__What you should do__. Skip the pictures and quote all of the lines exactly.

################

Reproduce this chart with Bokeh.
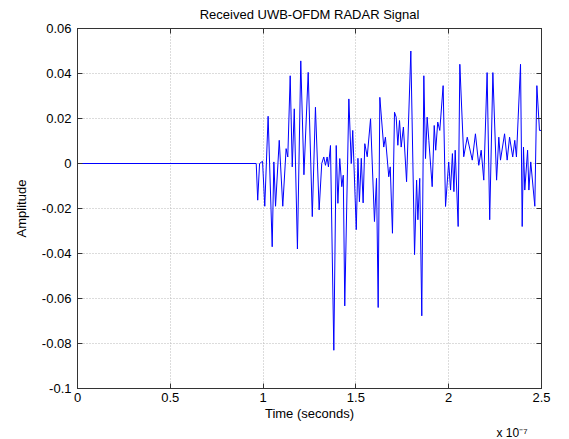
from bokeh.plotting import figure
from bokeh.models import (Range1d, FixedTicker, LinearAxis, Title,
                          CustomJSTickFormatter)
from bokeh.embed import file_html
from bokeh.resources import INLINE

# ---- data (time in units of 1e-7 s, amplitude) ----
time_e7 = [0.0, 0.963, 0.971, 0.981, 0.997, 1.009, 1.027, 1.049, 1.058, 1.067,
           1.087, 1.106, 1.124, 1.133, 1.146, 1.157, 1.168, 1.185, 1.203, 1.220,
           1.243, 1.265, 1.282, 1.302, 1.316, 1.327, 1.336, 1.345, 1.352, 1.363,
           1.381, 1.394, 1.403, 1.413, 1.424, 1.432, 1.440, 1.462, 1.475, 1.483,
           1.502, 1.511, 1.519, 1.529, 1.539, 1.548, 1.561, 1.579, 1.600, 1.611,
           1.620, 1.629, 1.650, 1.659, 1.677, 1.685, 1.697, 1.708, 1.717, 1.726,
           1.735, 1.744, 1.756, 1.773, 1.796, 1.816, 1.827, 1.834, 1.844, 1.855,
           1.866, 1.875, 1.884, 1.893, 1.911, 1.922, 1.930, 1.941, 1.952, 1.970,
           1.983, 2.000, 2.010, 2.020, 2.028, 2.035, 2.051, 2.060, 2.081, 2.100,
           2.127, 2.144, 2.162, 2.175, 2.189, 2.207, 2.221, 2.238, 2.258, 2.270,
           2.279, 2.301, 2.315, 2.328, 2.345, 2.356, 2.365, 2.387, 2.396, 2.403,
           2.410, 2.425, 2.432, 2.442, 2.464, 2.475, 2.489, 2.500]
amplitude = [0.0, 0.0, -0.0163, 0.0, 0.001, -0.019, 0.021, -0.037, 0.0007, -0.019,
             0.0103, -0.019, 0.0066, 0.0029, 0.039, -0.0015, 0.0243, -0.038, 0.0456, -0.005,
             0.0405, -0.0236, 0.025, -0.0206, 0.0, 0.0029, -0.0008, 0.0029, -0.0015, 0.008,
             -0.083, 0.008, -0.0177, 0.0022, -0.0103, -0.0052, -0.0633, 0.0287, 0.0, 0.0147,
             -0.0294, 0.0023, -0.017, 0.0023, -0.0175, 0.0088, 0.003, 0.0199, -0.0258, -0.0066,
             -0.064, 0.0294, 0.0073, 0.0117, -0.0059, -0.0015, -0.031, 0.0228, 0.0206, 0.0081,
             0.0191, 0.0073, 0.0162, -0.0081, 0.050, -0.0405, -0.0074, -0.025, -0.0066, -0.0677,
             0.039, 0.0022, 0.0206, 0.0103, -0.0103, 0.0169, 0.0059, 0.0184, 0.0147, 0.0346,
             -0.0191, 0.0007, -0.0118, 0.0044, -0.0125, 0.0059, -0.028, 0.0441, 0.003, 0.0117,
             0.0015, 0.0132, -0.0008, 0.0059, -0.0074, 0.0404, -0.025, 0.0404, -0.0074, 0.0117,
             0.0015, 0.0132, 0.0015, 0.0117, 0.0029, 0.0103, 0.0029, 0.0441, -0.028, 0.0073,
             -0.0118, 0.0059, -0.0118, 0.0007, -0.019, 0.0346, 0.0147, 0.0147]

x_ticks = [0, 0.5, 1, 1.5, 2, 2.5]
y_ticks = [-0.1, -0.08, -0.06, -0.04, -0.02, 0, 0.02, 0.04, 0.06]

FONT = "Liberation Sans"
FS = "13px"

p = figure(width=569, height=439, output_backend="svg", toolbar_location=None,
           x_range=Range1d(0, 2.5), y_range=Range1d(-0.1, 0.06),
           min_border_left=77, min_border_right=28, min_border_top=28,
           min_border_bottom=49, background_fill_color="white",
           border_fill_color="white")

p.title = Title(text="Received UWB-OFDM RADAR Signal", align="center",
                vertical_align="top",
                text_font=FONT, text_font_size=FS, text_font_style="normal",
                text_color="black", standoff=9)

p.line(time_e7, amplitude, line_color="#0000ff", line_width=1)

fmt = CustomJSTickFormatter(code="return String(Math.round(tick*100)/100);")
blank = CustomJSTickFormatter(code="return '';")

for ax in (p.xaxis[0], p.yaxis[0]):
    ax.major_label_text_font = FONT
    ax.major_label_text_font_size = FS
    ax.major_label_text_color = "black"
    ax.axis_label_text_font = FONT
    ax.axis_label_text_font_size = FS
    ax.axis_label_text_font_style = "normal"
    ax.axis_label_text_color = "black"
    ax.major_tick_in = 5
    ax.major_tick_out = 0
    ax.minor_tick_in = 0
    ax.minor_tick_out = 0
    ax.axis_line_color = "#333333"
    ax.major_tick_line_color = "#333333"
    ax.formatter = fmt

p.xaxis.ticker = FixedTicker(ticks=x_ticks)
p.yaxis.ticker = FixedTicker(ticks=y_ticks)
p.xaxis.axis_label = "Time (seconds)"
p.yaxis.axis_label = "Amplitude"
p.xaxis.major_label_standoff = 4
p.xaxis.axis_label_standoff = 1
p.yaxis.major_label_standoff = 6
p.yaxis.axis_label_standoff = 10

# box axes (top / right) with inward ticks, no labels
top = LinearAxis(ticker=FixedTicker(ticks=x_ticks), formatter=blank,
                 major_tick_in=5, major_tick_out=0, minor_tick_in=0, minor_tick_out=0,
                 major_label_standoff=0, axis_line_color="#333333",
                 major_tick_line_color="#333333")
right = LinearAxis(ticker=FixedTicker(ticks=y_ticks), formatter=blank,
                   major_tick_in=5, major_tick_out=0, minor_tick_in=0, minor_tick_out=0,
                   major_label_standoff=0, axis_line_color="#333333",
                   major_tick_line_color="#333333")
p.add_layout(top, "above")
p.add_layout(right, "right")

p.xgrid.grid_line_color = "#b8b8b8"
p.xgrid.grid_line_dash = "1 2"
p.ygrid.grid_line_color = "#b8b8b8"
p.ygrid.grid_line_dash = "1 2"
p.outline_line_color = "#333333"

# exponent note under the x axis
p.add_layout(Title(text="x 10\u207b\u2077", align="right", text_font=FONT,
                   text_font_size="12px", text_font_style="normal",
                   text_color="black", standoff=0, offset=14), "below")

open("out.html", "w").write(file_html(p, INLINE))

################

__Answer to the exercise__.
Reproduce this chart with Bokeh.
from bokeh.plotting import figure
from bokeh.models import (Range1d, FixedTicker, LinearAxis, Title,
                          CustomJSTickFormatter)
from bokeh.embed import file_html
from bokeh.resources import INLINE

# ---- data (time in units of 1e-7 s, amplitude) ----
time_e7 = [0.0, 0.963, 0.971, 0.981, 0.997, 1.009, 1.027, 1.049, 1.058, 1.067,
           1.087, 1.106, 1.124, 1.133, 1.146, 1.157, 1.168, 1.185, 1.203, 1.220,
           1.243, 1.265, 1.282, 1.302, 1.316, 1.327, 1.336, 1.345, 1.352, 1.363,
           1.381, 1.394, 1.403, 1.413, 1.424, 1.432, 1.440, 1.462, 1.475, 1.483,
           1.502, 1.511, 1.519, 1.529, 1.539, 1.548, 1.561, 1.579, 1.600, 1.611,
           1.620, 1.629, 1.650, 1.659, 1.677, 1.685, 1.697, 1.708, 1.717, 1.726,
           1.735, 1.744, 1.756, 1.773, 1.796, 1.816, 1.827, 1.834, 1.844, 1.855,
           1.866, 1.875, 1.884, 1.893, 1.911, 1.922, 1.930, 1.941, 1.952, 1.970,
           1.983, 2.000, 2.010, 2.020, 2.028, 2.035, 2.051, 2.060, 2.081, 2.100,
           2.127, 2.144, 2.162, 2.175, 2.189, 2.207, 2.221, 2.238, 2.258, 2.270,
           2.279, 2.301, 2.315, 2.328, 2.345, 2.356, 2.365, 2.387, 2.396, 2.403,
           2.410, 2.425, 2.432, 2.442, 2.464, 2.475, 2.489, 2.500]
amplitude = [0.0, 0.0, -0.0163, 0.0, 0.001, -0.019, 0.021, -0.037, 0.0007, -0.019,
             0.0103, -0.019, 0.0066, 0.0029, 0.039, -0.0015, 0.0243, -0.038, 0.0456, -0.005,
             0.0405, -0.0236, 0.025, -0.0206, 0.0, 0.0029, -0.0008, 0.0029, -0.0015, 0.008,
             -0.083, 0.008, -0.0177, 0.0022, -0.0103, -0.0052, -0.0633, 0.0287, 0.0, 0.0147,
             -0.0294, 0.0023, -0.017, 0.0023, -0.0175, 0.0088, 0.003, 0.0199, -0.0258, -0.0066,
             -0.064, 0.0294, 0.0073, 0.0117, -0.0059, -0.0015, -0.031, 0.0228, 0.0206, 0.0081,
             0.0191, 0.0073, 0.0162, -0.0081, 0.050, -0.0405, -0.0074, -0.025, -0.0066, -0.0677,
             0.039, 0.0022, 0.0206, 0.0103, -0.0103, 0.0169, 0.0059, 0.0184, 0.0147, 0.0346,
             -0.0191, 0.0007, -0.0118, 0.0044, -0.0125, 0.0059, -0.028, 0.0441, 0.003, 0.0117,
             0.0015, 0.0132, -0.0008, 0.0059, -0.0074, 0.0404, -0.025, 0.0404, -0.0074, 0.0117,
             0.0015, 0.0132, 0.0015, 0.0117, 0.0029, 0.0103, 0.0029, 0.0441, -0.028, 0.0073,
             -0.0118, 0.0059, -0.0118, 0.0007, -0.019, 0.0346, 0.0147, 0.0147]

x_ticks = [0, 0.5, 1, 1.5, 2, 2.5]
y_ticks = [-0.1, -0.08, -0.06, -0.04, -0.02, 0, 0.02, 0.04, 0.06]

FONT = "Liberation Sans"
FS = "13px"

p = figure(width=569, height=439, output_backend="svg", toolbar_location=None,
           x_range=Range1d(0, 2.5), y_range=Range1d(-0.1, 0.06),
           min_border_left=77, min_border_right=28, min_border_top=28,
           min_border_bottom=49, background_fill_color="white",
           border_fill_color="white")

p.title = Title(text="Received UWB-OFDM RADAR Signal", align="center",
                vertical_align="top",
                text_font=FONT, text_font_size=FS, text_font_style="normal",
                text_color="black", standoff=9)

p.line(time_e7, amplitude, line_color="#0000ff", line_width=1)

fmt = CustomJSTickFormatter(code="return String(Math.round(tick*100)/100);")
blank = CustomJSTickFormatter(code="return '';")

for ax in (p.xaxis[0], p.yaxis[0]):
    ax.major_label_text_font = FONT
    ax.major_label_text_font_size = FS
    ax.major_label_text_color = "black"
    ax.axis_label_text_font = FONT
    ax.axis_label_text_font_size = FS
    ax.axis_label_text_font_style = "normal"
    ax.axis_label_text_color = "black"
    ax.major_tick_in = 5
    ax.major_tick_out = 0
    ax.minor_tick_in = 0
    ax.minor_tick_out = 0
    ax.axis_line_color = "#333333"
    ax.major_tick_line_color = "#333333"
    ax.formatter = fmt

p.xaxis.ticker = FixedTicker(ticks=x_ticks)
p.yaxis.ticker = FixedTicker(ticks=y_ticks)
p.xaxis.axis_label = "Time (seconds)"
p.yaxis.axis_label = "Amplitude"
p.xaxis.major_label_standoff = 4
p.xaxis.axis_label_standoff = 1
p.yaxis.major_label_standoff = 6
p.yaxis.axis_label_standoff = 10

# box axes (top / right) with inward ticks, no labels
top = LinearAxis(ticker=FixedTicker(ticks=x_ticks), formatter=blank,
                 major_tick_in=5, major_tick_out=0, minor_tick_in=0, minor_tick_out=0,
                 major_label_standoff=0, axis_line_color="#333333",
                 major_tick_line_color="#333333")
right = LinearAxis(ticker=FixedTicker(ticks=y_ticks), formatter=blank,
                   major_tick_in=5, major_tick_out=0, minor_tick_in=0, minor_tick_out=0,
                   major_label_standoff=0, axis_line_color="#333333",
                   major_tick_line_color="#333333")
p.add_layout(top, "above")
p.add_layout(right, "right")

p.xgrid.grid_line_color = "#b8b8b8"
p.xgrid.grid_line_dash = "1 2"
p.ygrid.grid_line_color = "#b8b8b8"
p.ygrid.grid_line_dash = "1 2"
p.outline_line_color = "#333333"

# exponent note under the x axis
p.add_layout(Title(text="x 10\u207b\u2077", align="right", text_font=FONT,
                   text_font_size="12px", text_font_style="normal",
                   text_color="black", standoff=0, offset=14), "below")

open("out.html", "w").write(file_html(p, INLINE))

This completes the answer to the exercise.